Public Folder Problems in Exchange 2007 CCR - its all about replication...

We see a number of cases coming through support regarding an issue with Public Folder databases after a CCR failover on an Exchange 2007SP1/SP2 Cluster Continuous Replication (CCR) cluster. This is pretty well documented, but seems to be either misunderstood or simply unknown to many Exchange admins. For reference, here is our support stance

 https://technet.microsoft.com/en-us/library/bb123996(EXCHG.80).aspx

"CCR and public folder replication are two very different forms of replication built into Exchange. Due to interoperability limitations between continuous replication and public folder replication, if more than one Mailbox server in the Exchange organization has a public folder database, public folder replication is enabled and public folder databases should not be hosted in CCR environments."

I want to take a few minutes to explain what can happen if you have a public folder database on a CCR cluster and you replicate it to another public folder server in your organization. Keep in mind that if you have a public folder database on CCR and another public folder database in your environment, you will always be replicating between the two, even if you don't add replicas of your folders. This is because the folder hierarchy of your public folder tree is replicated to all servers, even if the content of your data is not.

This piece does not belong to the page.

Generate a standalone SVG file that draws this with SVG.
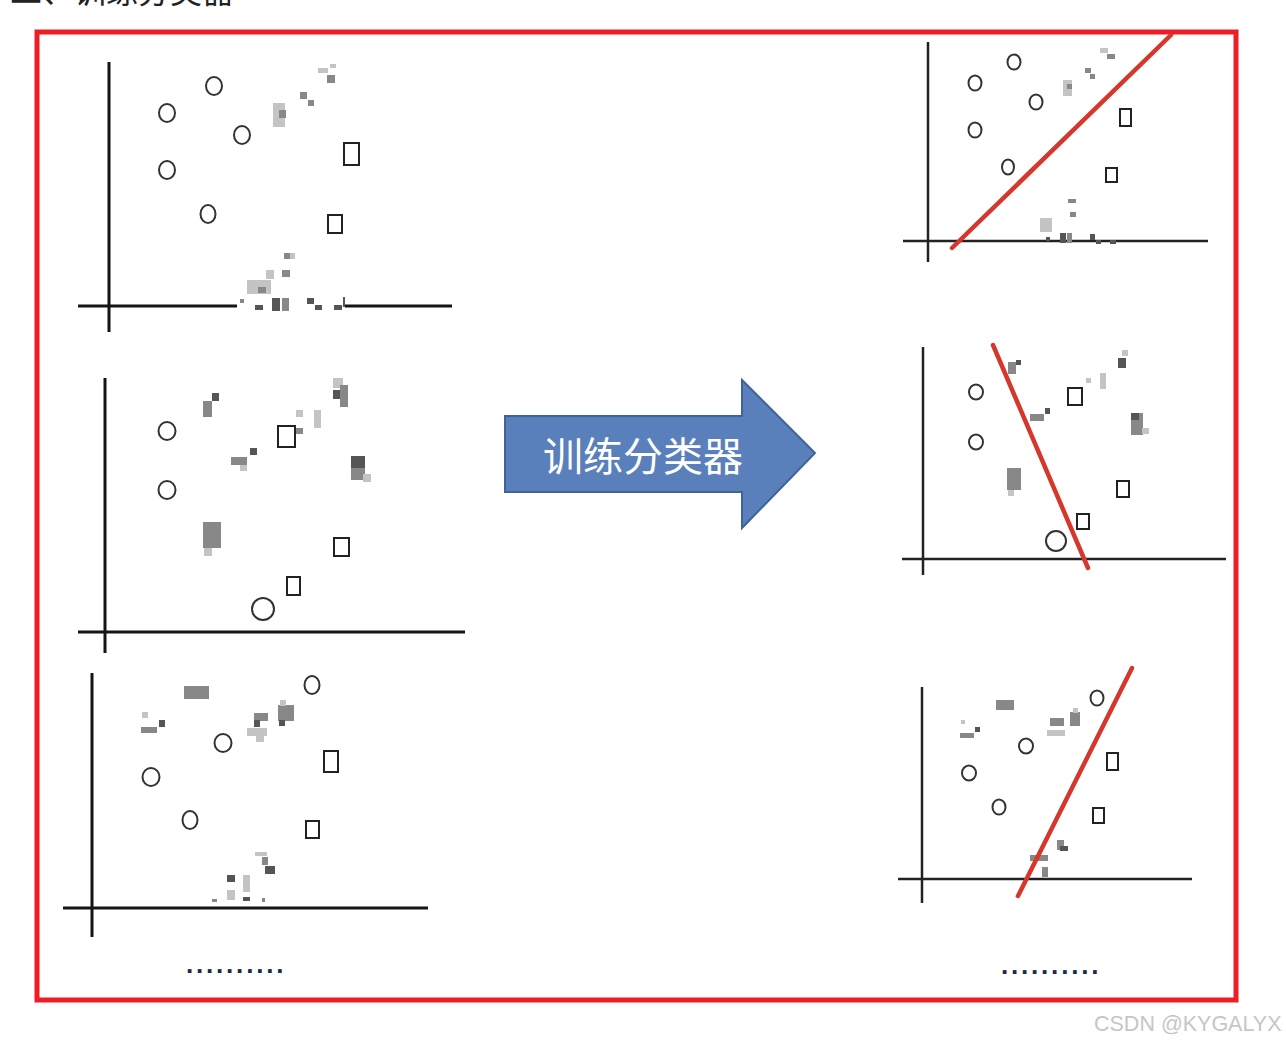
<svg xmlns="http://www.w3.org/2000/svg" width="1286" height="1044" viewBox="0 0 1286 1044">
<style>
.ax{stroke:#151515;stroke-width:3;fill:none}
.axr{stroke:#222;stroke-width:2.5;fill:none}
.c{fill:none;stroke:#333;stroke-width:2}
.s{fill:none;stroke:#222;stroke-width:2}
.d{fill:#555}
.m{fill:#888}
.l{fill:#c4c4c4}
.rl{stroke:#d6372c;stroke-width:4.5;stroke-linecap:round;fill:none}
.dots{font-family:"Liberation Sans",sans-serif;font-size:26px;font-weight:bold;fill:#1c2a4a;letter-spacing:2.8px}
</style>
<rect width="1286" height="1044" fill="#fff"/>
<text x="10" y="3" font-family="'Noto Sans CJK SC',sans-serif" font-size="32" fill="#222">二、训练分类器</text>
<rect id="frame" x="37" y="32" width="1199" height="968" fill="none" stroke="#ee1c25" stroke-width="5"/>

<g id="plot1">
<line class="ax" x1="109" y1="62" x2="109" y2="332"/>
<line class="ax" x1="78" y1="306" x2="237" y2="306"/>
<line class="ax" x1="345" y1="306" x2="452" y2="306"/>
<ellipse class="c" cx="167" cy="113" rx="8" ry="9"/>
<ellipse class="c" cx="214" cy="86" rx="8" ry="9"/>
<ellipse class="c" cx="242" cy="135" rx="8" ry="9"/>
<ellipse class="c" cx="167" cy="170" rx="8" ry="9"/>
<ellipse class="c" cx="208" cy="214" rx="7.5" ry="9"/>
<rect class="s" x="344" y="143" width="15" height="22"/>
<rect class="s" x="328" y="215" width="14" height="18"/>
<rect class="l" x="273" y="103" width="12" height="24"/>
<rect class="m" x="279" y="110" width="7" height="8"/>
<rect class="m" x="300" y="92" width="7" height="7"/>
<rect class="m" x="308" y="100" width="6" height="6"/>
<rect class="l" x="318" y="68" width="10" height="5"/>
<rect class="m" x="327" y="75" width="8" height="8"/>
<rect class="l" x="330" y="64" width="6" height="4"/>
<rect class="m" x="284" y="253" width="8" height="6"/>
<rect class="l" x="290" y="253" width="5" height="6"/>
<rect class="m" x="282" y="270" width="8" height="7"/>
<rect class="l" x="266" y="270" width="8" height="9"/>
<rect class="l" x="247" y="280" width="24" height="14"/>
<rect class="m" x="258" y="287" width="8" height="6"/>
<rect class="m" x="240" y="299" width="4" height="4"/>
<rect class="d" x="255" y="305" width="8" height="5"/>
<rect class="d" x="272" y="298" width="8" height="13"/>
<rect class="m" x="282" y="298" width="7" height="13"/>
<rect class="d" x="307" y="298" width="7" height="6"/>
<rect class="d" x="315" y="305" width="7" height="5"/>
<rect class="d" x="334" y="305" width="8" height="5"/>
<rect class="d" x="343" y="297" width="2" height="10"/>
</g>

<g id="plot2">
<line class="ax" x1="105" y1="378" x2="105" y2="653"/>
<line class="ax" x1="78" y1="632" x2="465" y2="632"/>
<ellipse class="c" cx="167" cy="431" rx="8.5" ry="9"/>
<ellipse class="c" cx="167" cy="490" rx="8.5" ry="9"/>
<circle class="c" cx="263" cy="609" r="11"/>
<rect class="s" x="278" y="426" width="17" height="21"/>
<rect class="s" x="334" y="538" width="15" height="18"/>
<rect class="s" x="287" y="577" width="13" height="18"/>
<rect class="m" x="203" y="401" width="9" height="16"/>
<rect class="d" x="212" y="393" width="7" height="8"/>
<rect class="m" x="231" y="457" width="16" height="8"/>
<rect class="l" x="240" y="465" width="7" height="6"/>
<rect class="d" x="250" y="448" width="7" height="7"/>
<rect class="l" x="296" y="410" width="7" height="7"/>
<rect class="m" x="296" y="428" width="7" height="6"/>
<rect class="l" x="314" y="410" width="7" height="18"/>
<rect class="l" x="333" y="378" width="10" height="10"/>
<rect class="d" x="333" y="390" width="10" height="9"/>
<rect class="m" x="340" y="385" width="8" height="22"/>
<rect class="d" x="351" y="456" width="14" height="12"/>
<rect class="m" x="351" y="468" width="14" height="12"/>
<rect class="l" x="363" y="474" width="8" height="8"/>
<rect class="m" x="203" y="522" width="18" height="26"/>
<rect class="l" x="204" y="548" width="8" height="8"/>
</g>

<g id="plot3">
<line class="ax" x1="92" y1="673" x2="92" y2="937"/>
<line class="ax" x1="63" y1="908" x2="428" y2="908"/>
<ellipse class="c" cx="312" cy="685" rx="7.5" ry="9"/>
<ellipse class="c" cx="223" cy="743" rx="8.5" ry="9"/>
<ellipse class="c" cx="151" cy="777" rx="8.5" ry="9"/>
<ellipse class="c" cx="190" cy="820" rx="7.5" ry="9"/>
<rect class="s" x="324" y="751" width="14" height="21"/>
<rect class="s" x="306" y="821" width="13" height="17"/>
<rect class="m" x="184" y="686" width="25" height="13"/>
<rect class="l" x="142" y="712" width="6" height="6"/>
<rect class="m" x="141" y="727" width="16" height="6"/>
<rect class="d" x="159" y="720" width="6" height="7"/>
<rect class="m" x="254" y="713" width="14" height="8"/>
<rect class="d" x="254" y="720" width="6" height="7"/>
<rect class="l" x="247" y="728" width="20" height="8"/>
<rect class="l" x="256" y="736" width="8" height="6"/>
<rect class="m" x="278" y="705" width="16" height="16"/>
<rect class="l" x="280" y="700" width="6" height="6"/>
<rect class="d" x="279" y="720" width="6" height="6"/>
<rect class="l" x="255" y="852" width="12" height="4"/>
<rect class="m" x="262" y="857" width="6" height="8"/>
<rect class="d" x="265" y="866" width="10" height="8"/>
<rect class="d" x="227" y="875" width="8" height="7"/>
<rect class="l" x="227" y="890" width="8" height="10"/>
<rect class="l" x="243" y="875" width="7" height="17"/>
<rect class="d" x="243" y="897" width="7" height="4"/>
<rect class="m" x="212" y="899" width="5" height="3"/>
<rect class="m" x="262" y="898" width="3" height="4"/>
<text class="dots" x="186" y="973">..........</text>
</g>

<g id="arrow">
<polygon points="505,416 742,416 742,380 815,453 742,528 742,492 505,492" fill="#5a80bb" stroke="#3f639a" stroke-width="2"/>
<text x="543" y="471" font-family="'Noto Sans CJK SC',sans-serif" font-size="40" fill="#ffffff">训练分类器</text>
</g>

<g id="plot4">
<line class="axr" x1="928" y1="42" x2="928" y2="262"/>
<line class="axr" x1="903" y1="241" x2="1208" y2="241"/>
<ellipse class="c" cx="1014" cy="62" rx="6.5" ry="7.5"/>
<ellipse class="c" cx="975" cy="83" rx="6.5" ry="7.5"/>
<ellipse class="c" cx="1036" cy="102" rx="6.5" ry="7.5"/>
<ellipse class="c" cx="975" cy="130" rx="6.5" ry="7.5"/>
<ellipse class="c" cx="1008" cy="167" rx="6" ry="7.5"/>
<rect class="s" x="1120" y="109" width="11" height="17"/>
<rect class="s" x="1106" y="168" width="11" height="14"/>
<rect class="l" x="1063" y="80" width="9" height="16"/>
<rect class="m" x="1067" y="84" width="5" height="5"/>
<rect class="m" x="1085" y="68" width="6" height="5"/>
<rect class="m" x="1090" y="74" width="5" height="5"/>
<rect class="l" x="1100" y="48" width="8" height="5"/>
<rect class="m" x="1107" y="54" width="8" height="5"/>
<rect class="m" x="1068" y="199" width="8" height="4"/>
<rect class="m" x="1070" y="212" width="6" height="5"/>
<rect class="l" x="1040" y="218" width="12" height="14"/>
<rect class="d" x="1046" y="237" width="4" height="4"/>
<rect class="d" x="1060" y="233" width="6" height="10"/>
<rect class="m" x="1067" y="233" width="5" height="10"/>
<rect class="d" x="1090" y="234" width="5" height="6"/>
<rect class="d" x="1096" y="240" width="5" height="4"/>
<rect class="d" x="1110" y="240" width="6" height="4"/>
<line class="rl" x1="952" y1="248" x2="1171" y2="35"/>
</g>

<g id="plot5">
<line class="axr" x1="923" y1="347" x2="923" y2="575"/>
<line class="axr" x1="902" y1="559" x2="1226" y2="559"/>
<ellipse class="c" cx="976" cy="392" rx="7" ry="7.5"/>
<ellipse class="c" cx="976" cy="442" rx="7" ry="7.5"/>
<circle class="c" cx="1056" cy="541" r="10"/>
<rect class="s" x="1068" y="388" width="14" height="17"/>
<rect class="s" x="1117" y="481" width="12" height="16"/>
<rect class="s" x="1077" y="514" width="12" height="15"/>
<rect class="m" x="1008" y="362" width="8" height="12"/>
<rect class="d" x="1016" y="360" width="5" height="5"/>
<rect class="m" x="1030" y="414" width="14" height="7"/>
<rect class="d" x="1045" y="408" width="5" height="6"/>
<rect class="m" x="1007" y="468" width="14" height="22"/>
<rect class="l" x="1008" y="490" width="6" height="6"/>
<rect class="l" x="1086" y="378" width="5" height="5"/>
<rect class="l" x="1100" y="373" width="6" height="16"/>
<rect class="d" x="1118" y="358" width="8" height="10"/>
<rect class="l" x="1122" y="350" width="6" height="6"/>
<rect class="m" x="1131" y="413" width="12" height="22"/>
<rect class="d" x="1131" y="413" width="8" height="7"/>
<rect class="l" x="1142" y="428" width="7" height="6"/>
<line class="rl" x1="993" y1="345" x2="1088" y2="568"/>
</g>

<g id="plot6">
<line class="axr" x1="922" y1="687" x2="922" y2="903"/>
<line class="axr" x1="898" y1="879" x2="1192" y2="879"/>
<ellipse class="c" cx="1097" cy="698" rx="6.5" ry="7.5"/>
<ellipse class="c" cx="1026" cy="746" rx="7" ry="7.5"/>
<ellipse class="c" cx="969" cy="773" rx="7" ry="7.5"/>
<ellipse class="c" cx="999" cy="807" rx="6.5" ry="7.5"/>
<rect class="s" x="1107" y="753" width="11" height="17"/>
<rect class="s" x="1093" y="808" width="11" height="15"/>
<rect class="m" x="996" y="700" width="18" height="10"/>
<rect class="l" x="961" y="720" width="4" height="4"/>
<rect class="m" x="960" y="733" width="14" height="5"/>
<rect class="d" x="975" y="727" width="5" height="5"/>
<rect class="m" x="1050" y="718" width="14" height="8"/>
<rect class="l" x="1047" y="730" width="18" height="6"/>
<rect class="m" x="1070" y="712" width="10" height="14"/>
<rect class="l" x="1073" y="708" width="5" height="5"/>
<rect class="m" x="1057" y="840" width="7" height="10"/>
<rect class="d" x="1060" y="846" width="8" height="5"/>
<rect class="m" x="1030" y="855" width="18" height="6"/>
<rect class="m" x="1042" y="867" width="6" height="10"/>
<line class="rl" x1="1018" y1="896" x2="1132" y2="668"/>
<text class="dots" x="1001" y="974">..........</text>
</g>

<text x="1094" y="1031" font-family="'Liberation Sans',sans-serif" font-size="21.5" fill="#c6c6c6">CSDN @KYGALYX</text>
</svg>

The issues you will run into will occur when there is an unexpected failover of your CCR. There are three possible scenarios for CCR failover in regards to public stores mounting:

1. Scheduled Failover. If you move the CMS to the passive node via the GUI or via the Move-ClusteredMailboxServer command (and the Storage Groups are Healthy at the time), the public folder store will come online successfully. This is assuming that there are no logs lost during the failover.

2. Unscheduled Failover with no data loss. In this scenario, the active node of the CCR goes down unexpectedly and the CMS fails over to the passive node automatically. The public folder store will not mount in this scenario until the former active node is brought back online and all the logs for the storage group are available. Once the first node is back online, you should be able to run Restore-StorageGroupCopy on the second node (now active) and then mount the Public Folder store.

3. Unscheduled Failover with data loss. This scenario is the same as #2, except in this case either the original active node is unrecoverable or its log data is lost due to disk corruption, etc. Unfortunately, in this situation, you will not be able to mount the public folder store at all. When the failover occurs, the following event will be logged on the newly active node when it attempts to mount the public folder database:

Log Name: Application

Source: MSExchangeRepl

Date: 4/2/2010 9:50:28 AM

Event ID: 2094

Task Category: Action

Level: Warning

Keywords: Classic

User: N/A

Computer: CCRnode2.ferris.com

Description:

Clustered Mailbox Server: CMS1

Physical Server: CCRnode2

Storage group CMS1\PF contains a public folder database that will not be automatically mounted because there was data loss.

  *The last log generated before the Move-ClusteredMailboxServer operation or failover was: 0

* The last log successfully replicated to the passive node was: 0

Attempts to copy to the last logs from the active node were not successful. Error code: The directory name \\CCRnode1\f4ce3b2b-b512-412b-ba09-131ed76090b1$ is invalid.

If you then attempt to mount the database manually from Exchange Management Shell, the following error will be returned:

[PS] C:\>mount-database pf

Mount-Database : Failed to mount database 'CMS1.contoso.com\pf' after a lossy failover occurred because of the current setting for AutoDatabaseMountDial. You must run Restore-StorageGroupCopy before you can mount the database.

This sounds logical, so let’s just run Restore-StorageGroupCopy as directed. We’ll even add the –force switch since the source is not available. Now we get:

[PS] C:\>Restore-StorageGroupCopy pf -force

Restore-StorageGroupCopy : Invalid operation for Restore-StorageGroupCopy. Reason: The specified storage group (PF) cannot be restored. The database will remain dismounted because it is a public folder database and public folder replication is enabled.

So now you can see that we cannot mount the database under any circumstances. The only option at this point is to create a new storage group and public folder store on the CCR cluster. To repopulate the database you could then either use public folder replication, or swap the original .edb file with the one for the new database. As you can imagine, this is a lot of trouble to go through in the case of a single server failure.

The good news is that none of this occurs if you’re not doing public folder replication. This is why the guidance is to either (A) Create only one public folder store for your entire organization on the CCR cluster or (B) House your public folder stores on non-clustered mailbox servers and enable public folder replication. Either one is a valid scenario, and either one will give you redundancy. The big questions to answer are whether your CCR can handle the user load from all your public folder users and also whether your users are geographically dispersed and need a local public folder server.